Стремясь все централизовать в своих руках, как это делала монархия в XVII в., центральное государственное чиновничество республики отняло таким образом у народного самоуправления право выбора судей, администрации благотворительности, распоряжения массой хозяйственных дел, сношения с армией и т. д., а также ограничило его в других отправлениях и, наконец, вполне подчинило себе в делах полиции.

Но этим самым государство окончательно убило секции, революционные муниципалитеты и революционный дух. Почва подготовлялась для реакции.

В самом деле, после этого секции в Париже и народные общества в провинциях окончательно умерли. Государство поглотило их. И их смерть была смертью революции. С января 1794 г. общественная жизнь Парижа была убита, говорит Мишле. «Общие собрания секций не проявляли больше жизни; вся власть перешла к их революционным комитетам; а эти комитеты, перестав быть выборными и обратившись в чиновников, назначаемых правительством, тоже не проявляли жизненности».

Теперь, когда якобинскому правительству заблагорассудилось раздавить Парижскую коммуну, оно могло это сделать, не опасаясь за свое существование. Так оно и сделало через два месяца, в марте 1794 г.

LXIV

БОРЬБА ПРОТИВ ЭБЕРТИСТОВ. СХВАТКА МЕЖДУ РАЗЛИЧНЫМИ ПАРТИЯМИ. РОЛЬ МАСОНСТВА

Уже в декабре 1793 г. Робеспьер предвидел близкий конец революционной республики. «Будем настороже, — говорил он, — так как гибель отечества уже недалека»[343]. И не он один это чувствовал. Та же мысль все чаще и чаще встречалась в речах революционеров.

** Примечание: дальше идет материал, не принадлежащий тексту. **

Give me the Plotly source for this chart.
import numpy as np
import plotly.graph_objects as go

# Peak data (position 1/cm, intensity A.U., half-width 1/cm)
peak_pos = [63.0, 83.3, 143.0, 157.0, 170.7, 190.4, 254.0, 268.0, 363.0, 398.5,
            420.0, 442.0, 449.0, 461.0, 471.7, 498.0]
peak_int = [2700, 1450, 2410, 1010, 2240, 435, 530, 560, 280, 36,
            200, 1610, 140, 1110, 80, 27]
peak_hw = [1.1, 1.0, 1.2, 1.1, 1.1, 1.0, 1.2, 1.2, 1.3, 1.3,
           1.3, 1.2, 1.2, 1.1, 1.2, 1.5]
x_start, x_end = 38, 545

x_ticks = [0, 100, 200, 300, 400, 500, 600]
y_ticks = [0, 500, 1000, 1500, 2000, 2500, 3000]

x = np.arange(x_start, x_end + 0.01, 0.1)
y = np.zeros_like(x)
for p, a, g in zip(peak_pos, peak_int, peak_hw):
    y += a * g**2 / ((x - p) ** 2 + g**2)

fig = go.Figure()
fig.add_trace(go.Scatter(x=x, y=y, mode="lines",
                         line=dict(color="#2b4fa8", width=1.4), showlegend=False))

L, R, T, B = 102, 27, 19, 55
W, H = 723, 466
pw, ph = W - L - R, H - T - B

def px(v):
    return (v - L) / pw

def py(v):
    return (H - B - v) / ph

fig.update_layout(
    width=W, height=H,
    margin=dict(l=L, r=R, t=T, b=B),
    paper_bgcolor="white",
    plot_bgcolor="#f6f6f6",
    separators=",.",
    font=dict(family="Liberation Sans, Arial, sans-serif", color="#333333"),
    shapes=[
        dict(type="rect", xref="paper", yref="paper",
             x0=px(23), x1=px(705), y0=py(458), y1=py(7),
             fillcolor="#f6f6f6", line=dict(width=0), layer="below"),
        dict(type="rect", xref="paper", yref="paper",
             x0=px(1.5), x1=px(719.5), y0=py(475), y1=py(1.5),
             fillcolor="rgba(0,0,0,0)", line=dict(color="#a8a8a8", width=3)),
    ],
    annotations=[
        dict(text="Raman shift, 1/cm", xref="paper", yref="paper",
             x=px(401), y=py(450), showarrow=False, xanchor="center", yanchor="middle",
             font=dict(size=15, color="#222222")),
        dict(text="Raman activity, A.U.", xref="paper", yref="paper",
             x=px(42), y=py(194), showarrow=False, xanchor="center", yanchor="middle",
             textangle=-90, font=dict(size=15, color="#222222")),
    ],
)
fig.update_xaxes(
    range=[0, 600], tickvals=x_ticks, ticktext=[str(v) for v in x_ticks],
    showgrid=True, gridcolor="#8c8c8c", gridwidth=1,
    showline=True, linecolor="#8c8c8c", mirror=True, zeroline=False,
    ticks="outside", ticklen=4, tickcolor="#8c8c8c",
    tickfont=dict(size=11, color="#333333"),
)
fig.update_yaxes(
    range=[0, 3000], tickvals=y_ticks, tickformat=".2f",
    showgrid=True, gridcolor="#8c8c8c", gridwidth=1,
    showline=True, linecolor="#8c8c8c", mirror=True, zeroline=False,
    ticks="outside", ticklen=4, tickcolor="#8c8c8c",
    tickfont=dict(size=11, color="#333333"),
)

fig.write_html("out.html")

Дело в том, что революция, задержанная на полдороге, не могла никоим образом долго продержаться. Положение Франции в конце 1793 г. было таково, что, остановившись в ту самую минуту, когда народ начал искать новых путей в сторону социальных изменений, революция неизбежно разбилась теперь на мелкую внутреннюю борьбу партий, споривших между собой из–за власти. Она теряла свои силы в попытке бесплодной и ошибочной, даже с политической точки зрения, истребления своих противников, охраняя в то же время их собственность[344].

Самая сила событий толкала Францию на путь нового коммунистического движения. Между тем революция дала создаться «сильному правительству», и это правительство раздавило стремившихся к коммунизму крайних и под угрозой гильотины заставило замолчать всех тех, кто думал, как они.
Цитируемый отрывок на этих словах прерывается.